## Given request
For the listing that follows, give again exactly the lines from the one with "Output the Python" to the one with "lw=lw, linestyle=ls, label=lab)", including both.

## Extracted data
━━━━━━━━━━

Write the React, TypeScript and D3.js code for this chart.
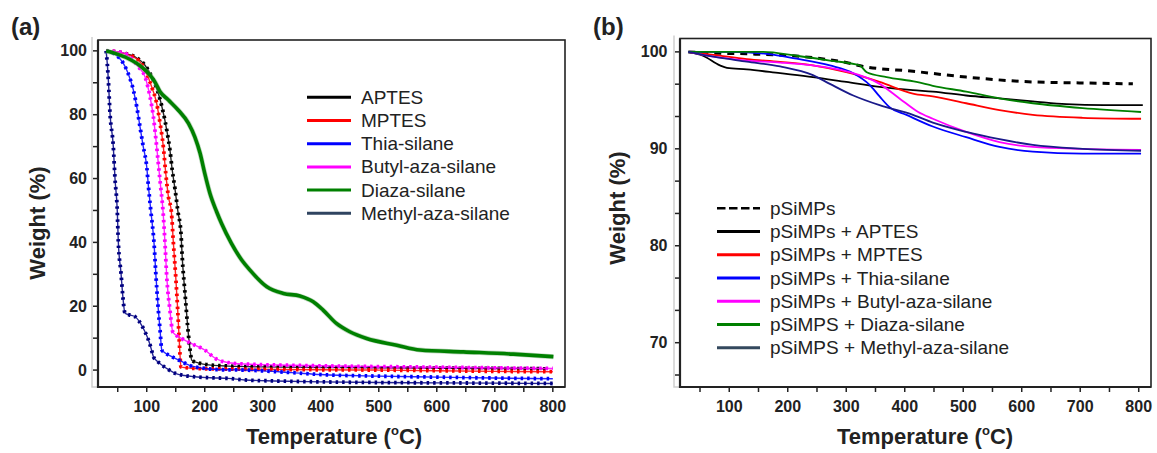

━━━━━━━━━━

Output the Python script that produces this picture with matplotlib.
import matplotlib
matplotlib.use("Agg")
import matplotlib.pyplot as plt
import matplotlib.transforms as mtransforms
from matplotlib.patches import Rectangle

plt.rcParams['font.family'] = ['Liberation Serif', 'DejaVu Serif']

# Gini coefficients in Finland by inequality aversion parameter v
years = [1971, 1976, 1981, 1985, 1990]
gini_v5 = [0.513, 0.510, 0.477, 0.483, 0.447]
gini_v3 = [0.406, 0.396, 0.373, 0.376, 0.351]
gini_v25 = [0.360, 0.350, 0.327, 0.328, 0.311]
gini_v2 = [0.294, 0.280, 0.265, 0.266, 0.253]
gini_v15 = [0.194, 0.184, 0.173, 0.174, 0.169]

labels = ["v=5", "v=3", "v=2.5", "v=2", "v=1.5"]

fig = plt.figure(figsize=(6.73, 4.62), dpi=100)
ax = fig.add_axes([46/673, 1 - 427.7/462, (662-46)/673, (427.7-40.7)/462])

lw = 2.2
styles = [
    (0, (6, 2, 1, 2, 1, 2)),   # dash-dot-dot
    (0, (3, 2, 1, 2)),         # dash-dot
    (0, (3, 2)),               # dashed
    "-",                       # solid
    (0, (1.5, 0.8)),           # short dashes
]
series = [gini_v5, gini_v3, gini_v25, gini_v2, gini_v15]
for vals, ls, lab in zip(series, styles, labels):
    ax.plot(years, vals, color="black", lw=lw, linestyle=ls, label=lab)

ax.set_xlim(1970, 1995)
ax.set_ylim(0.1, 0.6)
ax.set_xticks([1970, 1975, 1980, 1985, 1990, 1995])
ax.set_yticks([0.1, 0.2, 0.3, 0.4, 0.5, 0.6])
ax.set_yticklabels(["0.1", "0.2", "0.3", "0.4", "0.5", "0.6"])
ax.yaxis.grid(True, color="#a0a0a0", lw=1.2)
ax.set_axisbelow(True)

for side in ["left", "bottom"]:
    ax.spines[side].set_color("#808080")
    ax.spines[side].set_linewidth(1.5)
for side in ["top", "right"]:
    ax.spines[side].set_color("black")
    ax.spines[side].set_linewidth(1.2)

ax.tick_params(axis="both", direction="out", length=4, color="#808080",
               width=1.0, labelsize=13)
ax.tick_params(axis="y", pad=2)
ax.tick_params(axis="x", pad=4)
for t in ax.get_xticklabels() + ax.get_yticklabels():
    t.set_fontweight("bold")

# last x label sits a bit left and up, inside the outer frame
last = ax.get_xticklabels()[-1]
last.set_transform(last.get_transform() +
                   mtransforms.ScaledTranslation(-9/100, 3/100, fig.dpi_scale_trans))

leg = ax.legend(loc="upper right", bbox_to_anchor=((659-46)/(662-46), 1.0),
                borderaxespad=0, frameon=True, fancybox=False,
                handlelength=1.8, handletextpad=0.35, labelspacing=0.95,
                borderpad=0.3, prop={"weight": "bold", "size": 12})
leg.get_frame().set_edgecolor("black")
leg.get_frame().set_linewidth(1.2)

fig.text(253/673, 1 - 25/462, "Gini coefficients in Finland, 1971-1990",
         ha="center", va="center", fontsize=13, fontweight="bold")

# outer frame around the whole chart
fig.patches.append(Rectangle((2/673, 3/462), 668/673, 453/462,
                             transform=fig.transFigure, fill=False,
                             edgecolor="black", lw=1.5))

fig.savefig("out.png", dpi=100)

━━━━━━━━━━

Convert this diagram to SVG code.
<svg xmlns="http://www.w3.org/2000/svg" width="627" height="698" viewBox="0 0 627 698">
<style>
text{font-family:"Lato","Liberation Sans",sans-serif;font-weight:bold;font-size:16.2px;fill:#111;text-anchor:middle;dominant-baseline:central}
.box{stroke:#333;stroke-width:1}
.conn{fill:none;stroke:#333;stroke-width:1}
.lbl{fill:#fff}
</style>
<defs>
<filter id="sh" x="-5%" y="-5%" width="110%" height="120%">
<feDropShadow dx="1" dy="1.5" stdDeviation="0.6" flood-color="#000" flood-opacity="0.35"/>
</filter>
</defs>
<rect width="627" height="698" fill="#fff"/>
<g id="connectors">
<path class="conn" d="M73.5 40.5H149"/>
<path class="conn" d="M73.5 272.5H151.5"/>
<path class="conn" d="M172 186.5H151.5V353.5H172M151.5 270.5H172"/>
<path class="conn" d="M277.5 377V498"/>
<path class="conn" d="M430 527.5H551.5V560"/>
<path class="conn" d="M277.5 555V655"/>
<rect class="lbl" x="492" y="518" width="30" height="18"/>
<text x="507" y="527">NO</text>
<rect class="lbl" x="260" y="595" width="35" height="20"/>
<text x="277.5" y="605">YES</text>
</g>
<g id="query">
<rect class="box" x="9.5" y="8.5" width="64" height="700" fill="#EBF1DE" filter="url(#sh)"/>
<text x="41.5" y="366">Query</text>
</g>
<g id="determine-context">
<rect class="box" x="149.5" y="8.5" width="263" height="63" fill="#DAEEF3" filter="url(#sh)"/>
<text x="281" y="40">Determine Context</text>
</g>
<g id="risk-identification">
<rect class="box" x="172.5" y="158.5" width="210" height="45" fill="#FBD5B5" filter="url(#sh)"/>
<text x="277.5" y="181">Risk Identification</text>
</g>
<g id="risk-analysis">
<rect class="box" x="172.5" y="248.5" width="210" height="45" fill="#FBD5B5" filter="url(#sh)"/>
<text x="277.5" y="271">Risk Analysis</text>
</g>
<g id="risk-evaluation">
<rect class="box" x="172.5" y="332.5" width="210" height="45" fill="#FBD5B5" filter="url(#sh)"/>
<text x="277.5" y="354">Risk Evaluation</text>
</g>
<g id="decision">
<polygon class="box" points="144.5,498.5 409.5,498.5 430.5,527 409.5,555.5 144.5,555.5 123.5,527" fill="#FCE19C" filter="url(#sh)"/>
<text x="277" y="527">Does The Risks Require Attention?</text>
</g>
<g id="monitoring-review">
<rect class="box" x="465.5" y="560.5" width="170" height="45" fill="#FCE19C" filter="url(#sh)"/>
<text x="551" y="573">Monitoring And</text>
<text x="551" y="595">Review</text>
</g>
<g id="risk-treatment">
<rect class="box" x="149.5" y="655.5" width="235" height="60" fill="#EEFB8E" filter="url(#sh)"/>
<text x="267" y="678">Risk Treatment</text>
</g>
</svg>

━━━━━━━━━━

## Response
Output the Python script that produces this picture with matplotlib.
import matplotlib
matplotlib.use("Agg")
import matplotlib.pyplot as plt
import matplotlib.transforms as mtransforms
from matplotlib.patches import Rectangle

plt.rcParams['font.family'] = ['Liberation Serif', 'DejaVu Serif']

# Gini coefficients in Finland by inequality aversion parameter v
years = [1971, 1976, 1981, 1985, 1990]
gini_v5 = [0.513, 0.510, 0.477, 0.483, 0.447]
gini_v3 = [0.406, 0.396, 0.373, 0.376, 0.351]
gini_v25 = [0.360, 0.350, 0.327, 0.328, 0.311]
gini_v2 = [0.294, 0.280, 0.265, 0.266, 0.253]
gini_v15 = [0.194, 0.184, 0.173, 0.174, 0.169]

labels = ["v=5", "v=3", "v=2.5", "v=2", "v=1.5"]

fig = plt.figure(figsize=(6.73, 4.62), dpi=100)
ax = fig.add_axes([46/673, 1 - 427.7/462, (662-46)/673, (427.7-40.7)/462])

lw = 2.2
styles = [
    (0, (6, 2, 1, 2, 1, 2)),   # dash-dot-dot
    (0, (3, 2, 1, 2)),         # dash-dot
    (0, (3, 2)),               # dashed
    "-",                       # solid
    (0, (1.5, 0.8)),           # short dashes
]
series = [gini_v5, gini_v3, gini_v25, gini_v2, gini_v15]
for vals, ls, lab in zip(series, styles, labels):
    ax.plot(years, vals, color="black", lw=lw, linestyle=ls, label=lab)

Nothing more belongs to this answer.